Comments on Implementation of Priorty Queues¶
One could use an unsorted array and store a pointer to the minimum index; accessing the minimum is an $\mathcal{O}(1)$ operation.
- It's cheap to update the pointer when new items are inserted into the array because we update it in $\mathcal{O}(1)$ only when the new value is less than the current one.
- Finding a new minimum after deleting the old one requires a scan of the array ($\mathcal{O}(n)$ operation) and then resetting the pointer.
One could alternatively implement the priority queue with a balanced binary tree structure. Then we'll get performance of $\displaystyle\mathcal{O}\left(\log(n)\right)$!
This leads us to heaps. Heaps are a type of balanced binary tree.
- A heap providing access to minimum values is called a min-heap
- A heap providing access to maximum values is called a max-heap
- Note that you can't have a min-heap and max-heap together
Priority queues are an absract data type. They are often implemented using heaps.
Quick notes on balanced binary trees¶
- The height $h$ of a tree is the number of edges in its longest branch
- In a balanced binary tree, the height difference between left and right subtrees is no greater than $1$.
Heapsort¶
- Implementing a priority queue with
selection sort
takes $\displaystyle\mathcal{O}\left(n^{2}\right)$ operations - Using a heap takes $\mathcal{O}(n\log(n))$ operations
Implementing a sorting algorithm using a heap is called heapsort
.
Heapsort
is an in-place sort and requires no extra memory.
Note that there are many sorting algorithms nowadays.

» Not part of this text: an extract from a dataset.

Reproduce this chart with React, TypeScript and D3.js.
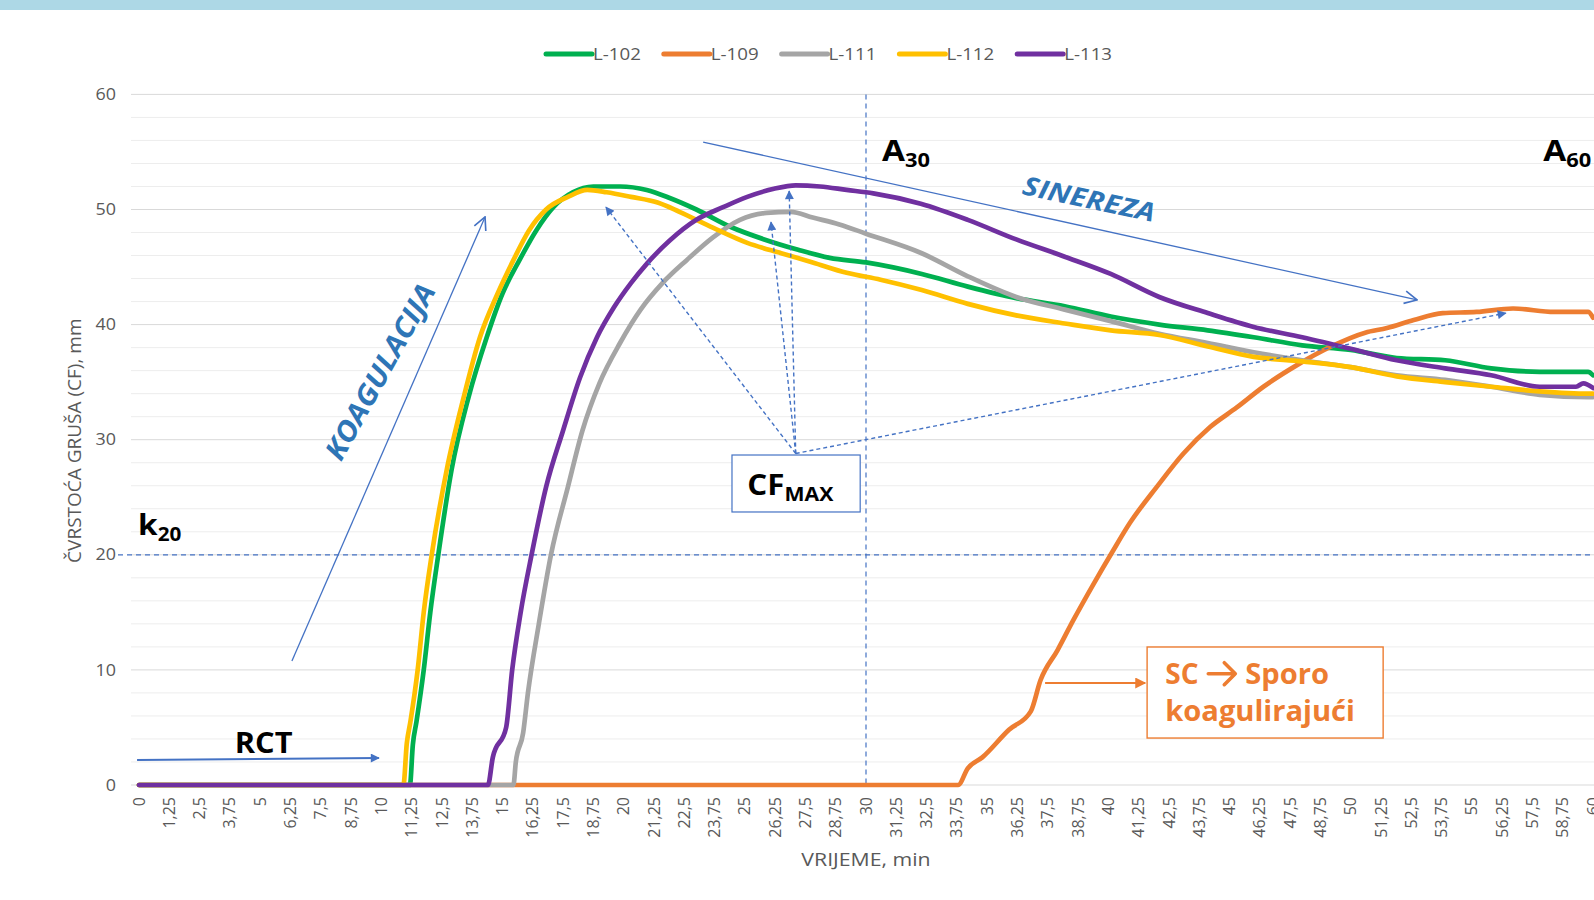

Python
uses Timsort
.
Let's get back to heaps.
A heap has two properties.
- Shape property
- A leaf node at depth $j>0$ can exist only if all the nodes at the previous depth exist. Nodes at any partially filled level are added "from left to right".
- Heap property
- For a min-heap, each node in the tree contains a key less than or equal to either of its two children (if they exist).
- This is also known as the labeling of a "parent node" dominating that of its children.
- For a min-heap, each node in the tree contains a key less than or equal to either of its two children (if they exist).
- Heap property
- For a max-heap, a parent node must be greater-than-or-equal to its children.
Heap Mechanics¶
- Heaps are a special binary tree that can be stored in arrays
- This is more memory-efficient than the
Node
class and pointer logic used in BSTs
- This is more memory-efficient than the
- The first element in the array is the root key.
- The next two elements make up the first level of children. This is done from left to right.
- Then the next four and so on.
(Picture taken from https://towardsdatascience.com/data-structure-heap-23d4c78a6962)
Note: If a parent node is at index $i$, then its children will be at indices $2i$ or $(2i+1)$.
Question: What if in the indexing starts from $0$?
Answer: $2i+1$ and $2\left(i+1\right)$.
Construct a Heap¶
To construct a heap, insert each new element that comes in at the left-most open spot.
This maintains the shape property but not the heap property.
Restore the Heap Property by "Bubbling Up"¶
Look at the parent and if the child "dominates" we swap parent and child. Repeat this process until we bubble up to the root.
Identifying the dominant is now easy because it will be at the top of the tree.
This process is called heapify
and must also be done at the first construction of the heap.
Deletion¶
Removing the dominant key creates a hole at the top (the first position in the array).
Fill this hole with the rightmost position in the array, or the rightmost leaf node.
This destroys the heap property!
So we now bubble this key down until it dominates all its children.
Practice¶
- Construct a min-heap for the array $$\left[1, 8, 5, 9, 23, 2, 45, 6, 7, 99, -5\right].$$
- Delete $-5$ and update the min-heap.